Given request:
Every line of the data must be copied exactly.
-*-*-
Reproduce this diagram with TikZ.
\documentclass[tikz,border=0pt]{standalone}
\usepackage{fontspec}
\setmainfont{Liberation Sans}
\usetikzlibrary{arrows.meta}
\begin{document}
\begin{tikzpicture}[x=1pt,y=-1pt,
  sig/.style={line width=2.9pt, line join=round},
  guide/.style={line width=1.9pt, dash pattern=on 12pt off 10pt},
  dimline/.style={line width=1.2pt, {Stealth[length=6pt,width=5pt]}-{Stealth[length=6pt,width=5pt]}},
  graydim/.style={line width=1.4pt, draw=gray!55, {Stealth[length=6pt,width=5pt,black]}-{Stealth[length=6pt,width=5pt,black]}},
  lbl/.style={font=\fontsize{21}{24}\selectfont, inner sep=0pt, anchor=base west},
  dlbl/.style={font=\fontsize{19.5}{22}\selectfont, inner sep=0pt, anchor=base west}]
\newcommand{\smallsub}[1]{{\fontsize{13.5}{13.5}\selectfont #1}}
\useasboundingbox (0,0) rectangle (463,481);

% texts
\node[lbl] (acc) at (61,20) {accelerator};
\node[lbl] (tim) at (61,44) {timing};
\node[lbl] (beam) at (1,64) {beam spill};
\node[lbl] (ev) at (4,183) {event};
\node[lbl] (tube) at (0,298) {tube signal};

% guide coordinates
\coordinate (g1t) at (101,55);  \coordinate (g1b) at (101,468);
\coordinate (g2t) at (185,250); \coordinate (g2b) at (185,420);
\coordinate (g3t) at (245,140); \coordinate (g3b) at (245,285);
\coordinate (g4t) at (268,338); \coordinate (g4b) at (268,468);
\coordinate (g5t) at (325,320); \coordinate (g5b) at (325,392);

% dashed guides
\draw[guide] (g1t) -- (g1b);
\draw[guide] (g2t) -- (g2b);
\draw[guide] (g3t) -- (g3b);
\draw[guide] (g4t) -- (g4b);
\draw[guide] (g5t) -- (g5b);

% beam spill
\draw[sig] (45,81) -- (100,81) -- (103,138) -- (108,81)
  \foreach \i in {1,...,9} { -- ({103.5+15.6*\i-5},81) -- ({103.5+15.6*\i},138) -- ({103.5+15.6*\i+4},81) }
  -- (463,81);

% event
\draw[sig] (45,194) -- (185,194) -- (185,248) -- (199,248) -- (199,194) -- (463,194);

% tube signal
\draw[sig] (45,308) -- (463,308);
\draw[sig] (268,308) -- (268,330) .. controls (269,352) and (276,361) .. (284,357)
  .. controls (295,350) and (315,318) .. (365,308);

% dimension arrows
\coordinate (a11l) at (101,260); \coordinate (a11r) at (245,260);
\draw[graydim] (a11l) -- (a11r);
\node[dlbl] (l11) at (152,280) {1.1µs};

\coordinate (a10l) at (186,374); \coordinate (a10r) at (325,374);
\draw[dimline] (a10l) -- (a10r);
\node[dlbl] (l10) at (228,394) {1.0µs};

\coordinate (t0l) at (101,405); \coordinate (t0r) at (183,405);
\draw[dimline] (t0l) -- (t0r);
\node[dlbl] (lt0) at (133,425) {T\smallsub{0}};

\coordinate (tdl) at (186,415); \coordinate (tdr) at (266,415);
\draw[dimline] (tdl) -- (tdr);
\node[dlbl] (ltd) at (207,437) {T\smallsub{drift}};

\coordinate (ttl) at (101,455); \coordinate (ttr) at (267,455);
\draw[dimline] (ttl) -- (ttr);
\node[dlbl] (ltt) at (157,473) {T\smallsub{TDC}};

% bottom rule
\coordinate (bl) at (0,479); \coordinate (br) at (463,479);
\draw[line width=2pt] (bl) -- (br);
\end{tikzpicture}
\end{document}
-*-*-
Exercise answer:
Reproduce this diagram with TikZ.
\documentclass[tikz,border=0pt]{standalone}
\usepackage{fontspec}
\setmainfont{Liberation Sans}
\usetikzlibrary{arrows.meta}
\begin{document}
\begin{tikzpicture}[x=1pt,y=-1pt,
  sig/.style={line width=2.9pt, line join=round},
  guide/.style={line width=1.9pt, dash pattern=on 12pt off 10pt},
  dimline/.style={line width=1.2pt, {Stealth[length=6pt,width=5pt]}-{Stealth[length=6pt,width=5pt]}},
  graydim/.style={line width=1.4pt, draw=gray!55, {Stealth[length=6pt,width=5pt,black]}-{Stealth[length=6pt,width=5pt,black]}},
  lbl/.style={font=\fontsize{21}{24}\selectfont, inner sep=0pt, anchor=base west},
  dlbl/.style={font=\fontsize{19.5}{22}\selectfont, inner sep=0pt, anchor=base west}]
\newcommand{\smallsub}[1]{{\fontsize{13.5}{13.5}\selectfont #1}}
\useasboundingbox (0,0) rectangle (463,481);

% texts
\node[lbl] (acc) at (61,20) {accelerator};
\node[lbl] (tim) at (61,44) {timing};
\node[lbl] (beam) at (1,64) {beam spill};
\node[lbl] (ev) at (4,183) {event};
\node[lbl] (tube) at (0,298) {tube signal};

% guide coordinates
\coordinate (g1t) at (101,55);  \coordinate (g1b) at (101,468);
\coordinate (g2t) at (185,250); \coordinate (g2b) at (185,420);
\coordinate (g3t) at (245,140); \coordinate (g3b) at (245,285);
\coordinate (g4t) at (268,338); \coordinate (g4b) at (268,468);
\coordinate (g5t) at (325,320); \coordinate (g5b) at (325,392);

% dashed guides
\draw[guide] (g1t) -- (g1b);
\draw[guide] (g2t) -- (g2b);
\draw[guide] (g3t) -- (g3b);
\draw[guide] (g4t) -- (g4b);
\draw[guide] (g5t) -- (g5b);

% beam spill
\draw[sig] (45,81) -- (100,81) -- (103,138) -- (108,81)
  \foreach \i in {1,...,9} { -- ({103.5+15.6*\i-5},81) -- ({103.5+15.6*\i},138) -- ({103.5+15.6*\i+4},81) }
  -- (463,81);

% event
\draw[sig] (45,194) -- (185,194) -- (185,248) -- (199,248) -- (199,194) -- (463,194);

% tube signal
\draw[sig] (45,308) -- (463,308);
\draw[sig] (268,308) -- (268,330) .. controls (269,352) and (276,361) .. (284,357)
  .. controls (295,350) and (315,318) .. (365,308);

% dimension arrows
\coordinate (a11l) at (101,260); \coordinate (a11r) at (245,260);
\draw[graydim] (a11l) -- (a11r);
\node[dlbl] (l11) at (152,280) {1.1µs};

\coordinate (a10l) at (186,374); \coordinate (a10r) at (325,374);
\draw[dimline] (a10l) -- (a10r);
\node[dlbl] (l10) at (228,394) {1.0µs};

\coordinate (t0l) at (101,405); \coordinate (t0r) at (183,405);
\draw[dimline] (t0l) -- (t0r);
\node[dlbl] (lt0) at (133,425) {T\smallsub{0}};

\coordinate (tdl) at (186,415); \coordinate (tdr) at (266,415);
\draw[dimline] (tdl) -- (tdr);
\node[dlbl] (ltd) at (207,437) {T\smallsub{drift}};

\coordinate (ttl) at (101,455); \coordinate (ttr) at (267,455);
\draw[dimline] (ttl) -- (ttr);
\node[dlbl] (ltt) at (157,473) {T\smallsub{TDC}};

% bottom rule
\coordinate (bl) at (0,479); \coordinate (br) at (463,479);
\draw[line width=2pt] (bl) -- (br);
\end{tikzpicture}
\end{document}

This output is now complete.